Apparently we had sex last night, and then I made him drive me to the beach so I could puke in the ocean.
four guys that i have slept with have come into my job today. FOUR. i feel like it's like bring your sex partners to work day.
Is it just me or did a policeman park your car last night?
please tell me why my pillow is wearing your thong...
...i wondered where i left that...
how did my horoscope know i was too hungover to operate a stove.
I woke up to a full mcdonalds meal being shoved in my face. Mom mustve noticed the empty tequila bottle. I love family.
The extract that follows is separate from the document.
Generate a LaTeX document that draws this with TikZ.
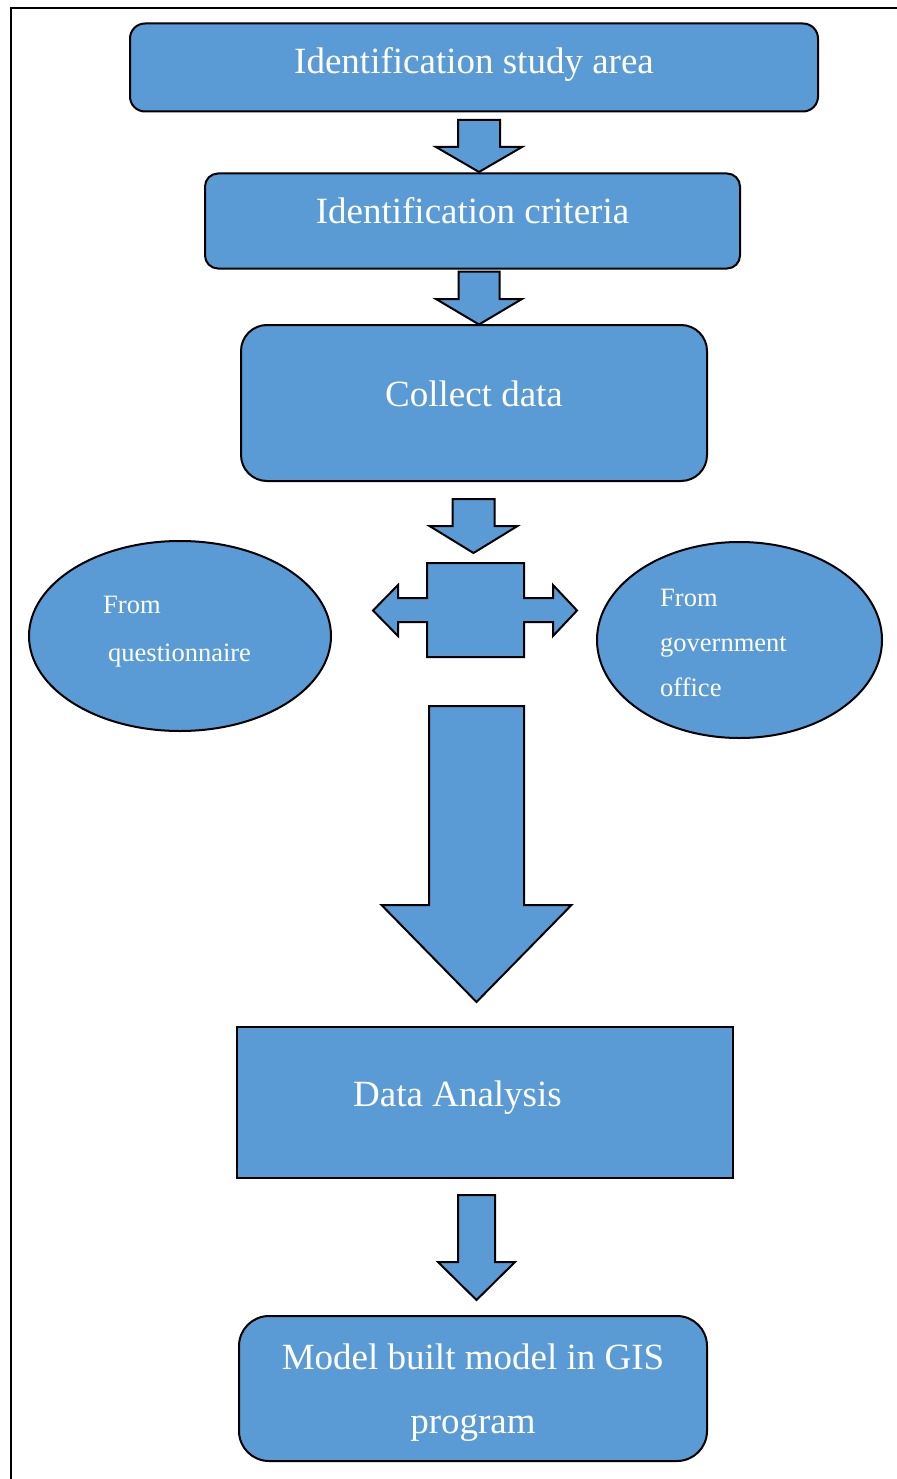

I literally was just rolling on the ground and said to her 'this is what dying looks like'
Just told some little girl not to judge me as I brushed my teeth in the target bathroom
I have no idea how but i got a hold of a blue food dye packet. And proceeded to rub it all over my tits. So yeah i'd say its safe to say i'll be known as smurfette for a while
Ok well i was gonna say you can only borrow my fog machine if you will use it to emerge from your room in a cloud of smoke after having sex with sarah, so yeah we're good
What kind of present accurately says to my male suitemate "I'm sorry that I accidentally flashed you my vagina while I was super drunk"?
Im part way to drunk.
I just came rly close to telling a dude that I want to chew on him and there should be an oil painting of his ass up in the louvre before I realized that isn't how flirting is supposed to go
My fuck buddy just proposed... Correct me if I'm wrong, but doesn't that completely defeat the purpose of FRIENDS with benefits?
Now you can be friends with Insurance Benefits.
He was the perfect gentleman on our first date. Took me out for candlelit dinner at a fancy restaurant, held open the door, walked me home, and made me cum three times before he got his.